Rising Losses Reflect Investment and Restructuring
Despite the impressive top-line growth, Excite reported a 43% increase in its loss after tax to $2.51 million. The widening loss is attributed to restructuring costs, termination payments, and investments to scale the new business units, partially offset by improved cash flow management. Operating expenses surged to $15.75 million, more than triple the previous period, reflecting the company’s aggressive expansion and integration efforts.
Management remains confident that these investments are laying the foundation for sustainable growth and profitability, with a clear focus on driving managed services recurring revenue towards a $20 million-plus annualised run-rate. The company aims to achieve cash-flow positivity in the second half of FY2026 through disciplined cost control and operational efficiencies.

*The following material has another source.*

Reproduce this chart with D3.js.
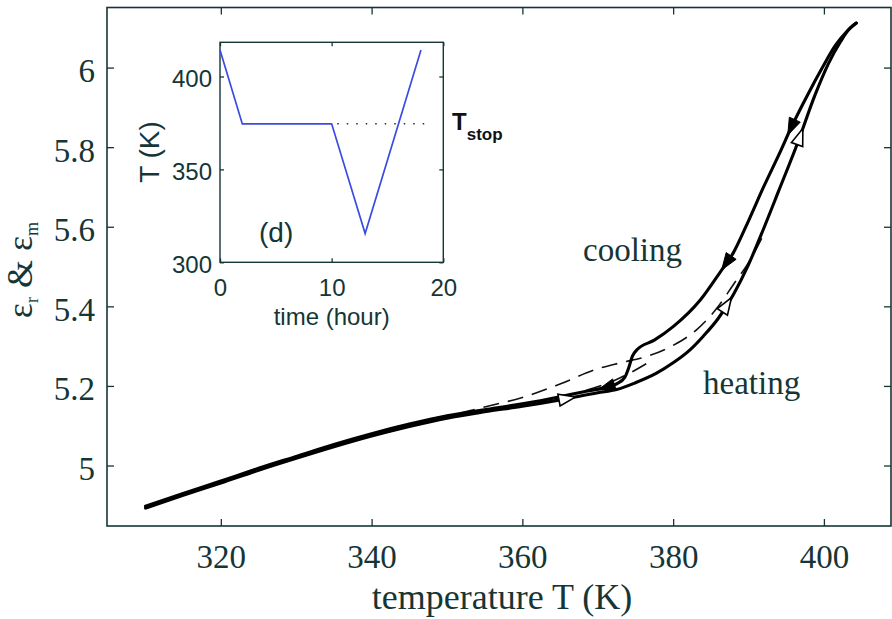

Capital Raise to Support Growth Trajectory
To bolster its balance sheet and fund ongoing expansion, Excite secured firm commitments for $2.1 million through the issuance of unsecured convertible notes to institutional investors, including continued backing from Belgravia Strategic Equities Pty Ltd. As of the report date, $1.3 million had been issued, with the remainder expected by the end of November 2025. These convertible notes provide the company with flexible capital while aligning investor interests with future equity upside.
The company’s net tangible assets remain negative at 35 cents per share, reflecting significant intangible assets and lease liabilities. However, management’s strategic priority is to strengthen recurring revenue streams and refine cost structures to improve financial resilience.
Market Position and Strategic Outlook
Excite is well-positioned in the rapidly expanding Australian cybersecurity and digital forensics market, benefiting from increased regulatory mandates and government funding. The company’s sovereign Australian-based teams and end-to-end service capabilities address a growing demand for trusted providers in critical infrastructure and government sectors.
Looking ahead, Excite plans to prioritise organic growth and operational optimisation over acquisitions, with any future deals required to be immediately earnings and cash-flow accretive. Senior leadership appointments are anticipated to strengthen the sales organisation as the company scales.
Bottom Line?
Excite’s impressive revenue momentum is tempered by rising losses and cash burn, making its path to profitability and successful capital deployment critical in the coming quarters.
Questions in the middle?
- Will Excite achieve its $20 million+ recurring revenue target and cash-flow positivity by H2 FY2026?
- How will the convertible notes issuance impact shareholder dilution and capital structure?
- What are the risks if key government and enterprise contract renewals do not materialise as expected?